# [DATA EXCERPT]
☆ ☆ ☆ ☆
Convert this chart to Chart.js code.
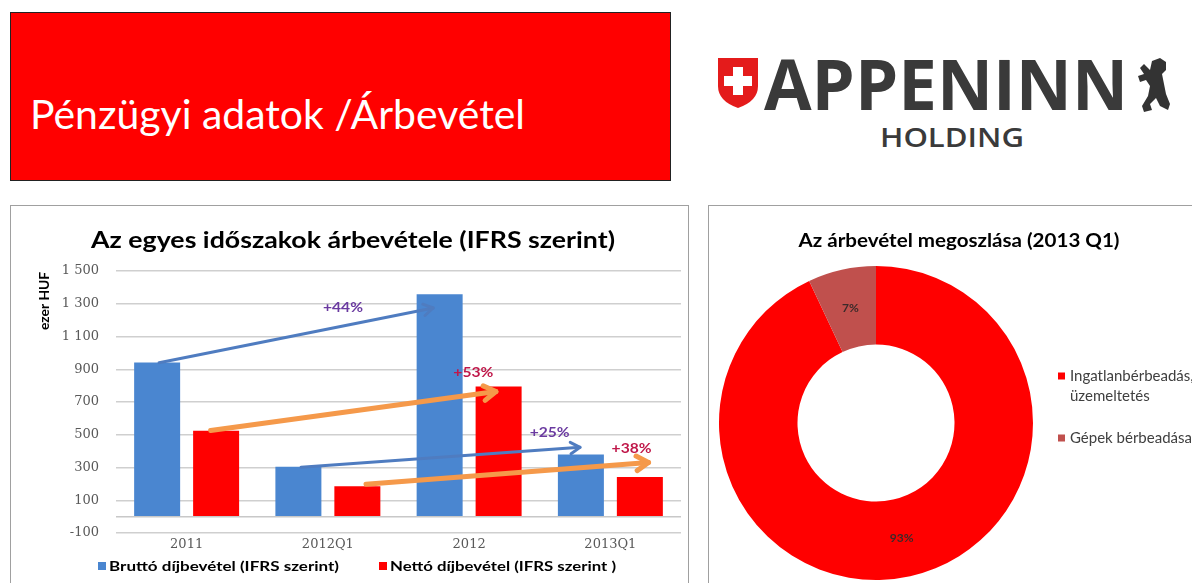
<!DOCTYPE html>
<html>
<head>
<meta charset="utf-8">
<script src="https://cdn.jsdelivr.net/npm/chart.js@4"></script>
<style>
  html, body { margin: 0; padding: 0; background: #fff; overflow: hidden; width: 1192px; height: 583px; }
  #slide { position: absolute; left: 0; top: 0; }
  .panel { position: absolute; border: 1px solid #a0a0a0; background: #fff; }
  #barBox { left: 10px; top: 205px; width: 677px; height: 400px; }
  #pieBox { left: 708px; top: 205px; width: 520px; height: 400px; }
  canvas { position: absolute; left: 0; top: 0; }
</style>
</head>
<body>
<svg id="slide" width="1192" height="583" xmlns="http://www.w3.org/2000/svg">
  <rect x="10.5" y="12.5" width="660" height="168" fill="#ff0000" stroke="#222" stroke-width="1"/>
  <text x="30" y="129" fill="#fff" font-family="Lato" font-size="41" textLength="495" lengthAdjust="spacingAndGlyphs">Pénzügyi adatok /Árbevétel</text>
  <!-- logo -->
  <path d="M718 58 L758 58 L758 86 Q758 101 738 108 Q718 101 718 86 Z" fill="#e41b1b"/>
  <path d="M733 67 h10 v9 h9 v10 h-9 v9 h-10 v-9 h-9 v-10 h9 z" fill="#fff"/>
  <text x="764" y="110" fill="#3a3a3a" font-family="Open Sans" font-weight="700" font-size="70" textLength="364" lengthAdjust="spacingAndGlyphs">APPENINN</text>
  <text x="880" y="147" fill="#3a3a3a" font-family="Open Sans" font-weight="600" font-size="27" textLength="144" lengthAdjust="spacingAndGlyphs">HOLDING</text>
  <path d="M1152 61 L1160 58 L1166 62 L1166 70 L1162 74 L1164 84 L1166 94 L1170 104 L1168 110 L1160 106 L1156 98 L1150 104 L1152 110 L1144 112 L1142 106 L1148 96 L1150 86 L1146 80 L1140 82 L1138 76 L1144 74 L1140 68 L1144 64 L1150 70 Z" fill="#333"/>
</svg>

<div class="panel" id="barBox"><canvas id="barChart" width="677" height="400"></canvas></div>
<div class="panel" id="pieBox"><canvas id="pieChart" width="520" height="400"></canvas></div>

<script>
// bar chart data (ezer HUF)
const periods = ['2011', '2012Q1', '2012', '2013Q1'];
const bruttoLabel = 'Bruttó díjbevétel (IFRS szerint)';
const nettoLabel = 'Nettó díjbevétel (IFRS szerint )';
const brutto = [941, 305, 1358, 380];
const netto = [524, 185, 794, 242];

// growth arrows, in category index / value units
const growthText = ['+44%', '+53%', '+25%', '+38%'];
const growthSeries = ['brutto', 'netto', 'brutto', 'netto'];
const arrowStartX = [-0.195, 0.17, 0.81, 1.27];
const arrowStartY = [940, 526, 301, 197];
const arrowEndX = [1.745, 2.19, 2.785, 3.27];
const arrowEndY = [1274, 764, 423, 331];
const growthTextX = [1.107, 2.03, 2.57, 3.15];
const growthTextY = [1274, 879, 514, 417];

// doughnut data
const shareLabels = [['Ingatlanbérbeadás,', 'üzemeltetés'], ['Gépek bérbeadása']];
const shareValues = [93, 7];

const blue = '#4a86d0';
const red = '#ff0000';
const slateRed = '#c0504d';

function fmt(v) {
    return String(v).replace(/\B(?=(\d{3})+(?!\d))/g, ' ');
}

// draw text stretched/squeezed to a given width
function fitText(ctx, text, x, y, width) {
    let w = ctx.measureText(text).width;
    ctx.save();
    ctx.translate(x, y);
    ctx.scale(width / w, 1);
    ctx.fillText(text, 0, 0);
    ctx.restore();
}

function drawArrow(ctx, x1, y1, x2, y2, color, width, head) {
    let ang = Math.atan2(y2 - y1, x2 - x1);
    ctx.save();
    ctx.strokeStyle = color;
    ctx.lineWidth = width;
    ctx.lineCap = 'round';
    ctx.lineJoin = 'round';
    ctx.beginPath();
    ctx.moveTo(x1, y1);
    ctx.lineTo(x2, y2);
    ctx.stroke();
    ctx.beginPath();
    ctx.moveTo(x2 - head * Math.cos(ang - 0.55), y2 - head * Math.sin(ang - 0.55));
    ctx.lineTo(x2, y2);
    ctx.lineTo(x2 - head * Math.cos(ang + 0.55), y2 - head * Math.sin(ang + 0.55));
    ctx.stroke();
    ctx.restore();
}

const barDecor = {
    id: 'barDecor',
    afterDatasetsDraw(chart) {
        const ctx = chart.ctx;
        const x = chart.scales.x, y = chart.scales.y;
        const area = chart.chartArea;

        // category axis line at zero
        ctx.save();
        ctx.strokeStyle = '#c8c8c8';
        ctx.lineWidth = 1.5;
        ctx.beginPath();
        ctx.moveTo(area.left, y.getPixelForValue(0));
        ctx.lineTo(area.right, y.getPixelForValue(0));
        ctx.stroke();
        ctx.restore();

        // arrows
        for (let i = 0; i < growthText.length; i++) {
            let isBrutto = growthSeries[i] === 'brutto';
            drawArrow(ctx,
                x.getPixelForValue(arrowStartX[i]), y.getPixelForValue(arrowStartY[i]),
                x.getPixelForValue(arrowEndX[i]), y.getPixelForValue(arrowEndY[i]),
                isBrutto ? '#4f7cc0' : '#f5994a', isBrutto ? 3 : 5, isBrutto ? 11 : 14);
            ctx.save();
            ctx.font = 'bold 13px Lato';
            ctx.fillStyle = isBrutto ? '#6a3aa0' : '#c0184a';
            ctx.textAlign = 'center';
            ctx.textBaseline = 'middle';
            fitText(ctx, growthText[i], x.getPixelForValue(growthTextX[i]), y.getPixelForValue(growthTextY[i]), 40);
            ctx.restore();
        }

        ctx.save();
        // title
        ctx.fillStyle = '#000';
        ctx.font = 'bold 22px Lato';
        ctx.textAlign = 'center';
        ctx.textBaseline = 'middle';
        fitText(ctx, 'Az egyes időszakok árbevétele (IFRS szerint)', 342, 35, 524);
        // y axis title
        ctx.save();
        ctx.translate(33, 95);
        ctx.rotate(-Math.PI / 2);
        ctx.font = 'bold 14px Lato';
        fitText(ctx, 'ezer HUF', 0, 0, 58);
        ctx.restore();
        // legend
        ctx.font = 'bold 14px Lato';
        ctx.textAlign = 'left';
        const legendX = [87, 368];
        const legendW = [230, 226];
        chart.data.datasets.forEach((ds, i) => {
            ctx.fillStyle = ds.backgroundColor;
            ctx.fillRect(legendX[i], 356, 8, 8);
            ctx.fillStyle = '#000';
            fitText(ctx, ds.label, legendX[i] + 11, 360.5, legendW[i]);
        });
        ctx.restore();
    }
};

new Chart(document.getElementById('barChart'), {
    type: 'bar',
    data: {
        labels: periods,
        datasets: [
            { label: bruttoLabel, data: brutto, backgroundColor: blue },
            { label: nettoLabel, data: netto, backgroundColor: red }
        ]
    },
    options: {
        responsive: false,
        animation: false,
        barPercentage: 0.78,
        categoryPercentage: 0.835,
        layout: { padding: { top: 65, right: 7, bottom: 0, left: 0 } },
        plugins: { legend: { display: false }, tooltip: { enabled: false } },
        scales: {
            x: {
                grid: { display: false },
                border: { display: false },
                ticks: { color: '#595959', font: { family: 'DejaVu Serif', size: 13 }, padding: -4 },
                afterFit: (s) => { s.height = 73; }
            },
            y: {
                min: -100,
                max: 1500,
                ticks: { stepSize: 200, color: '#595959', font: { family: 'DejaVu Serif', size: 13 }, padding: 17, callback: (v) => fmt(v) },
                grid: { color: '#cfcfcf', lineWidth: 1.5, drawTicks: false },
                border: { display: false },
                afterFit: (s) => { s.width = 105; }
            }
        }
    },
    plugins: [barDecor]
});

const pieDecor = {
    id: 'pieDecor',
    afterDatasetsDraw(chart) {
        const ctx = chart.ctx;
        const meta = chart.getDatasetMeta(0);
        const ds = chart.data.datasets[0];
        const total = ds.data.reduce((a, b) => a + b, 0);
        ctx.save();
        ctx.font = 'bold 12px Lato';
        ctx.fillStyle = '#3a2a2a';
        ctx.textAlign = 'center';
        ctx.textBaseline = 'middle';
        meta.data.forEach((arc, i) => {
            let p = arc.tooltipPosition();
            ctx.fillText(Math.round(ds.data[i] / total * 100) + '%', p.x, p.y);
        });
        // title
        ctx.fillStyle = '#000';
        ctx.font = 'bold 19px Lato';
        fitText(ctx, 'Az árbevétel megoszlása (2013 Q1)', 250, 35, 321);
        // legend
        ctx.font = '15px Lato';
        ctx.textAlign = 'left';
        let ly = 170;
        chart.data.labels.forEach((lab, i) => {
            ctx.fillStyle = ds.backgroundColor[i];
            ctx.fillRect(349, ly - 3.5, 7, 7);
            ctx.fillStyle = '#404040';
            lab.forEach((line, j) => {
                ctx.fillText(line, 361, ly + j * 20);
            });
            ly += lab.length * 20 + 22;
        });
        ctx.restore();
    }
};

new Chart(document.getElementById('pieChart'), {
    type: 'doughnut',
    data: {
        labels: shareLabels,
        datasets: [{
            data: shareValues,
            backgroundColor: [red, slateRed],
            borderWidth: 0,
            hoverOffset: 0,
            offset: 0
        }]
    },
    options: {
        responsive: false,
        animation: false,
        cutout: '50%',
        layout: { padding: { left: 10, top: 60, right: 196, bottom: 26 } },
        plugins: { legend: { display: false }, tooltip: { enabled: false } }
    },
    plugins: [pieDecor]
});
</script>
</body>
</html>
☆ ☆ ☆ ☆
# [PROBLEM REQUIREMENTS]
Skip the pictures, please, and transcribe only the lines from the beginning of the material through the one that contains "const netto = [524, 185, 794, 242];".

# [SOLUTION BELOW]
Convert this chart to Chart.js code.
<!DOCTYPE html>
<html>
<head>
<meta charset="utf-8">
<script src="https://cdn.jsdelivr.net/npm/chart.js@4"></script>
<style>
  html, body { margin: 0; padding: 0; background: #fff; overflow: hidden; width: 1192px; height: 583px; }
  #slide { position: absolute; left: 0; top: 0; }
  .panel { position: absolute; border: 1px solid #a0a0a0; background: #fff; }
  #barBox { left: 10px; top: 205px; width: 677px; height: 400px; }
  #pieBox { left: 708px; top: 205px; width: 520px; height: 400px; }
  canvas { position: absolute; left: 0; top: 0; }
</style>
</head>
<body>
<svg id="slide" width="1192" height="583" xmlns="http://www.w3.org/2000/svg">
  <rect x="10.5" y="12.5" width="660" height="168" fill="#ff0000" stroke="#222" stroke-width="1"/>
  <text x="30" y="129" fill="#fff" font-family="Lato" font-size="41" textLength="495" lengthAdjust="spacingAndGlyphs">Pénzügyi adatok /Árbevétel</text>
  <!-- logo -->
  <path d="M718 58 L758 58 L758 86 Q758 101 738 108 Q718 101 718 86 Z" fill="#e41b1b"/>
  <path d="M733 67 h10 v9 h9 v10 h-9 v9 h-10 v-9 h-9 v-10 h9 z" fill="#fff"/>
  <text x="764" y="110" fill="#3a3a3a" font-family="Open Sans" font-weight="700" font-size="70" textLength="364" lengthAdjust="spacingAndGlyphs">APPENINN</text>
  <text x="880" y="147" fill="#3a3a3a" font-family="Open Sans" font-weight="600" font-size="27" textLength="144" lengthAdjust="spacingAndGlyphs">HOLDING</text>
  <path d="M1152 61 L1160 58 L1166 62 L1166 70 L1162 74 L1164 84 L1166 94 L1170 104 L1168 110 L1160 106 L1156 98 L1150 104 L1152 110 L1144 112 L1142 106 L1148 96 L1150 86 L1146 80 L1140 82 L1138 76 L1144 74 L1140 68 L1144 64 L1150 70 Z" fill="#333"/>
</svg>

<div class="panel" id="barBox"><canvas id="barChart" width="677" height="400"></canvas></div>
<div class="panel" id="pieBox"><canvas id="pieChart" width="520" height="400"></canvas></div>

<script>
// bar chart data (ezer HUF)
const periods = ['2011', '2012Q1', '2012', '2013Q1'];
const bruttoLabel = 'Bruttó díjbevétel (IFRS szerint)';
const nettoLabel = 'Nettó díjbevétel (IFRS szerint )';
const brutto = [941, 305, 1358, 380];
const netto = [524, 185, 794, 242];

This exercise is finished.